Bank of America set to cash in on expiring Bloomberg terminal deal

This July, if you see former Big Apple Mayor Mike Bloomberg sweating, it may not be because of the usual summer heat.

A secretive slice of the $4.4 billion deal that sold Merrill Lynch’s 20 percent stake in the former mayor’s Bloomberg LP back to the data firm in 2008 — that bars the brokerage firm from cutting back on the number of $21,000-a-year Bloomberg terminals — is set to expire in about six months, The Post has learned.

The end of the eight-year lock-up opens the door for Bank of America, which bought Merrill several months after the Bloomberg deal was announced, to start cutting back on its $420 million-a-year Bloomberg terminal rental tab.

Like other banks, BofA is under pressure to cut costs in a time of volatile markets.

The bank, led by CEO Brian Moynihan, is weighing a move to pare the number of Bloomberg terminals by as much as 5,000, or 25 percent, sources said.
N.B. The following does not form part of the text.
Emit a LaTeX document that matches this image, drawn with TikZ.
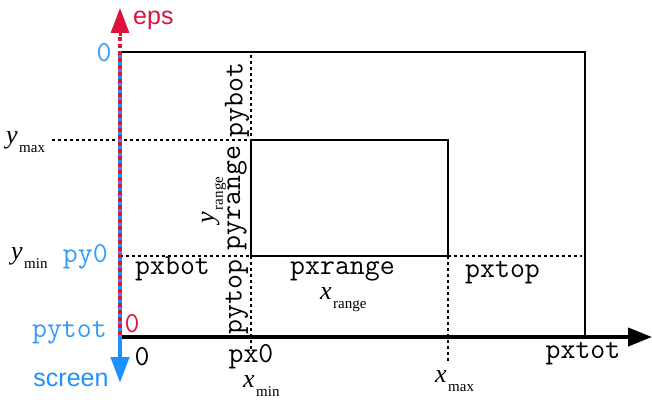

On Jan. 12, The Post reported exclusively that JPMorgan Chase, Bloomberg’s second-largest customer, is looking to rip out up to 20 percent of its 10,000-plus Bloomberg terminals over the next two years.

Bloomberg LP rings up about $7.7 billion a year in rental fees from the roughly 367,000 terminals in use worldwide.

If banks start cutting back, it could put tremendous pressure on Bloomberg LP.

“There’s probably as big a groundswell now as I’ve ever seen for users of Bloomberg to want to see changes,” Douglas B. Taylor, founder and managing partner of Burton-Taylor International Consulting, told The Post.

“Most of the things people are saying about Bloomberg now — perhaps arrogant, difficult to deal with, won’t negotiate price the way they should with other products — all of those things were being said about Reuters in the ’90s when they were No. 1,” he added.

Merrill Lynch was an early investor in Bloomberg LP. Like many Wall Street firms, it ran into financial issues as the economy soured in 2008 and looked to raise cash. The Bloomberg stake sale brought in $4.4 billion.

“Bloomberg is a valuable partner of ours,” Larry Di Rita, a BofA spokesman, told The Post. “Terminals are a big part of that partnership. We work with them on many different areas and definitely plan to continue doing so through this year and beyond.

“It is incorrect that this relationship will change in July of 2016,” Di Rita said.

A Bloomberg spokesman declined to comment.